Police and Crime Commissioner Elections: Balancing values

Well done to Simon Weston for sticking to his principles of altruism and standing down as an independent candidate for Police and Crime Commissioner (PCC).  Caught like a rabbit in the headlights between the powerful political party machinery on both his left and his right at a recent gathering of nominated candidates in London, the small group of independents appeared kettled between the political candidates.

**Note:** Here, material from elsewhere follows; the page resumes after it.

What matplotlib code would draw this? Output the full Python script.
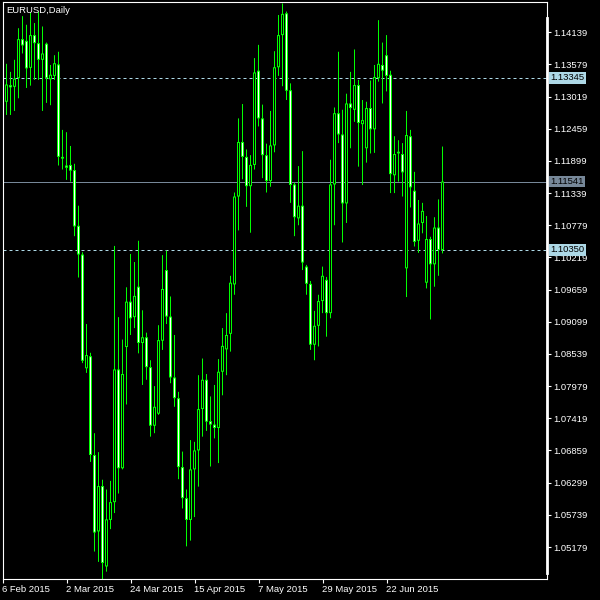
import matplotlib
matplotlib.use("Agg")
import matplotlib.pyplot as plt
import matplotlib.transforms as mtransforms

# daily bars, 9 Feb 2015 .. 10 Jul 2015 (bar 0 = 6 Feb sits on the left edge)
opens = [
    1.1293, 1.1322, 1.1319, 1.1334, 1.1402, 1.1399, 1.1352, 1.1409, 1.1395, 1.1366,
    1.1394, 1.1332, 1.1338, 1.1358, 1.1197, 1.1182, 1.1183, 1.1174, 1.1077, 1.1027,
    1.0829, 1.0850, 1.0678, 1.0545, 1.0624, 1.0484, 1.0565, 1.0596, 1.0827, 1.0655,
    1.0866, 1.0945, 1.0918, 1.0971, 1.0873, 1.0883, 1.0831, 1.0729, 1.0750, 1.0877,
    1.1000, 1.0919, 1.0813, 1.0777, 1.0657, 1.0603, 1.0565, 1.0653, 1.0686, 1.0758,
    1.0809, 1.0737, 1.0731, 1.0725, 1.0823, 1.0862, 1.0889, 1.0975, 1.1128, 1.1223,
    1.1197, 1.1146, 1.1183, 1.1347, 1.1264, 1.1200, 1.1155, 1.1217, 1.1353, 1.1409,
    1.1447, 1.1313, 1.1149, 1.1090, 1.1112, 1.1006, 1.0976, 1.0870, 1.0903, 1.0946,
    1.0983, 1.0925, 1.1149, 1.1273, 1.1236, 1.1116, 1.1290, 1.1279, 1.1322, 1.1254,
    1.1212, 1.1282, 1.1245, 1.1334, 1.1357, 1.1374, 1.1340, 1.1165, 1.1206, 1.1202,
    1.1003, 1.1233, 1.1138, 1.1051, 1.1082, 1.0978, 1.1054, 1.1010, 1.1074, 1.1035,
]
highs = [
    1.1359, 1.1345, 1.1366, 1.1421, 1.1442, 1.1427, 1.1448, 1.1430, 1.1450, 1.1424,
    1.1396, 1.1357, 1.1374, 1.1380, 1.1244, 1.1240, 1.1216, 1.1185, 1.1112, 1.1031,
    1.0906, 1.0856, 1.0716, 1.0683, 1.0635, 1.0618, 1.0633, 1.1042, 1.0918, 1.0879,
    1.0970, 1.1028, 1.1014, 1.1051, 1.0930, 1.0891, 1.0843, 1.0798, 1.0904, 1.1026,
    1.1034, 1.0954, 1.0887, 1.0788, 1.0684, 1.0618, 1.0704, 1.0701, 1.0817, 1.0846,
    1.0819, 1.0780, 1.0800, 1.0845, 1.0899, 1.0925, 1.0990, 1.1135, 1.1264, 1.1289,
    1.1210, 1.1200, 1.1369, 1.1392, 1.1288, 1.1220, 1.1277, 1.1381, 1.1444, 1.1464,
    1.1450, 1.1325, 1.1152, 1.1181, 1.1207, 1.1009, 1.0981, 1.0929, 1.0957, 1.1006,
    1.0988, 1.1192, 1.1283, 1.1380, 1.1279, 1.1307, 1.1345, 1.1384, 1.1331, 1.1296,
    1.1293, 1.1330, 1.1357, 1.1435, 1.1396, 1.1409, 1.1347, 1.1233, 1.1226, 1.1221,
    1.1277, 1.1244, 1.1171, 1.1122, 1.1117, 1.1094, 1.1058, 1.1092, 1.1123, 1.1215,
]
lows = [
    1.1270, 1.1270, 1.1277, 1.1299, 1.1377, 1.1317, 1.1321, 1.1331, 1.1331, 1.1277,
    1.1291, 1.1287, 1.1331, 1.1182, 1.1175, 1.1157, 1.1154, 1.1059, 1.0987, 1.0838,
    1.0821, 1.0666, 1.0510, 1.0492, 1.0462, 1.0475, 1.0549, 1.0577, 1.0611, 1.0653,
    1.0766, 1.0887, 1.0899, 1.0855, 1.0800, 1.0809, 1.0710, 1.0716, 1.0748, 1.0861,
    1.0906, 1.0803, 1.0762, 1.0636, 1.0585, 1.0519, 1.0529, 1.0570, 1.0623, 1.0710,
    1.0720, 1.0658, 1.0707, 1.0664, 1.0782, 1.0817, 1.0858, 1.0957, 1.1069, 1.1158,
    1.1110, 1.1065, 1.1175, 1.1250, 1.1160, 1.1135, 1.1145, 1.1205, 1.1338, 1.1320,
    1.1296, 1.1117, 1.1059, 1.1078, 1.1000, 1.0957, 1.0861, 1.0843, 1.0867, 1.0925,
    1.0884, 1.0916, 1.1078, 1.1221, 1.1048, 1.1082, 1.1212, 1.1258, 1.1180, 1.1148,
    1.1187, 1.1203, 1.1204, 1.1328, 1.1290, 1.1311, 1.1134, 1.1134, 1.1154, 1.1128,
    1.0953, 1.1109, 1.1041, 1.1030, 1.1064, 1.0968, 1.0914, 1.0971, 1.0990, 1.1029,
]
closes = [
    1.1323, 1.1318, 1.1333, 1.1402, 1.1391, 1.1351, 1.1409, 1.1395, 1.1366, 1.1377,
    1.1334, 1.1340, 1.1360, 1.1197, 1.1194, 1.1178, 1.1173, 1.1076, 1.1027, 1.0842,
    1.0852, 1.0678, 1.0543, 1.0624, 1.0490, 1.0566, 1.0596, 1.0827, 1.0655, 1.0819,
    1.0945, 1.0916, 1.0955, 1.0873, 1.0883, 1.0831, 1.0729, 1.0762, 1.0878, 1.0967,
    1.0919, 1.0813, 1.0777, 1.0657, 1.0603, 1.0565, 1.0653, 1.0686, 1.0758, 1.0809,
    1.0736, 1.0731, 1.0725, 1.0823, 1.0868, 1.0887, 1.0978, 1.1128, 1.1223, 1.1197,
    1.1146, 1.1183, 1.1344, 1.1264, 1.1200, 1.1155, 1.1217, 1.1353, 1.1409, 1.1446,
    1.1312, 1.1148, 1.1092, 1.1112, 1.1013, 1.0976, 1.0870, 1.0903, 1.0946, 1.0990,
    1.0925, 1.1149, 1.1273, 1.1236, 1.1116, 1.1290, 1.1282, 1.1322, 1.1256, 1.1261,
    1.1282, 1.1245, 1.1336, 1.1359, 1.1347, 1.1338, 1.1167, 1.1202, 1.1203, 1.1170,
    1.1235, 1.1144, 1.1049, 1.1081, 1.1103, 1.1054, 1.1010, 1.1074, 1.1035, 1.1154,
]

date_ticks = [0, 16, 32, 48, 64, 80, 96]
date_labels = ["6 Feb 2015", "2 Mar 2015", "24 Mar 2015", "15 Apr 2015",
               "7 May 2015", "29 May 2015", "22 Jun 2015"]
price_ticks = [1.05179 + 0.0056 * k for k in range(17)]

levels = [1.13345, 1.11541, 1.10350]
level_colors = ["#add8e6", "#778899", "#add8e6"]
level_styles = [(0, (3, 3)), "-", (0, (3, 3))]

green = "#00ff00"
plt.rcParams["font.family"] = ["Liberation Sans", "DejaVu Sans"]

fig = plt.figure(figsize=(6, 6), dpi=100, facecolor="black")
# left edge at 2.5 px so every bar centre lands on a pixel centre (4 px per bar)
ax = fig.add_axes([2.5 / 600, 21 / 600, 544.6 / 600, 576.7 / 600], facecolor="black")
ax.set_xlim(0, 136.15)
ax.set_ylim(1.04622, 1.14661)
px = (1.14661 - 1.04622) / 576.7   # one pixel in price units

xs = list(range(1, len(opens) + 1))
bottoms = [min(o, c) for o, c in zip(opens, closes)]
tops = [max(o, c) for o, c in zip(opens, closes)]
fills = ["white" if c < o else "black" for o, c in zip(opens, closes)]
outer_h = [max(t - b, px) for t, b in zip(tops, bottoms)]
inner_b = [b + px for b in bottoms]
inner_h = [max(t - b - 2 * px, 0) for t, b in zip(tops, bottoms)]

# wicks, then green body frame, then white/black body core
wicks = ax.vlines(xs, lows, highs, color=green, lw=0.72, zorder=2)
wicks.set_snap(False)
frame = ax.bar(xs, outer_h, bottom=bottoms, width=0.75, color=green,
               linewidth=0, zorder=3)
core = ax.bar(xs, inner_h, bottom=inner_b, width=0.25, color=fills,
              linewidth=0, zorder=4)
for r in list(frame) + list(core):
    r.set_snap(False)

for lvl, col, ls in zip(levels, level_colors, level_styles):
    ax.axhline(lvl, color=col, lw=0.72, ls=ls, zorder=1)

ax.yaxis.tick_right()
ax.set_yticks(price_ticks)
ax.set_yticklabels(["%.5f" % p for p in price_ticks])
ax.set_xticks(date_ticks)
ax.set_xticklabels(date_labels)
ax.tick_params(colors="white", labelsize=6.8, length=3, width=0.8, pad=1.5)
for lab in ax.get_xticklabels():
    lab.set_horizontalalignment("left")
for sp in ax.spines.values():
    sp.set_color("white")
    sp.set_linewidth(0.8)

# thick scale bar on the right edge
ax.plot([1.0, 1.0], [0.0104, 0.9728], transform=ax.transAxes, color="white",
        lw=2, clip_on=False, zorder=5)

trans = mtransforms.blended_transform_factory(ax.transAxes, ax.transData)
for lvl, col in zip(levels, level_colors):
    ax.text(1.0055, lvl, "%.5f" % lvl, transform=trans, fontsize=6.8, color="black",
            va="center", ha="left",
            bbox=dict(boxstyle="square,pad=0.15", fc=col, ec="none"))

ax.text(0.0075, 0.993, "EURUSD,Daily", transform=ax.transAxes, color="white",
        fontsize=6.8, va="top", ha="left")

fig.savefig("out.png", dpi=100, facecolor="black")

http://www.guardian.co.uk/uk/2012/jul/02/simon-weston-police-crime-commissioner

I faced a similar dilemma.  After thirty years of active police leadership, including nine years as a both a member of the Inspectorate of Constabulary and then as a Home Office Regional Director, I am well qualified to understand the complexities of police practice and governance.  My last six years as an independent academic teaching and researching public leadership across public agencies, principally in healthcare, local government and policing have provided me with that extra dimension to take an objective view of both practice and governance.  I intended also to stand as an independent in my home county of Staffordshire. Significant barriers faced me as an individual independent as the nomination processes and procedures emerged albeit in a somewhat piecemeal fashion.  The possibility of losing one’s deposit against a probable low turnout and a clear push for political control with all the machinery that supports this made the aspiration less attractive. I thus decided to forego this opportunity.

 

In principle, the opportunity to enable true public engagement in police governance is to be welcomed.  The need to balance the operational autonomy of the police on the one hand and the rights and responsibilities of the wider public on the other is crucial.  However, as Lord Scarman said following the riots of the 1980s – which I remember well from my time as a young Constable in Bristol – ‘no politician should tell a police officer what to do or which persons to arrest’. This must still hold true.  The real danger of the current police reform is to over politicize the police; this appears to be happening with a required ‘swearing of allegiance’ to a political party by the impending incumbent Commissioners.

 

Good governance requires new public leadership, not new public management with the outcome of public leadership represented by the understanding, creation and demonstration of public value.  Democratic legitimacy is not just about political leadership; it is also about community leadership. Transparency, independence and public engagement should be both the means and the ends; these values should not be up for debate.  It should be about a focus on real life problems and how to solve them; it is not about political expediency and being seen to be doing something – it is about doing something.  The value of policing extends beyond just the police; it is a collective endeavor linked to a collective vision not individual or party political agendas.   Partnership should be central to this and not just seen as a ‘bolt-on’; joint activity linked to both shared (across institutions and the community) and distributed (within institutions) leadership represents a coactive and not just a proactive or reactive response to policing problems.

Public leadership is about adaptive leadership, tackling the wicked problems that face society the resolution of which lies beyond the gift of one organization or one commissioner; the tendency is to take a wicked problem and then apply a tame solution and then wonder why this doesn’t work!

We need a debate about the future of policing and this should not restrict the apolitical from taking part.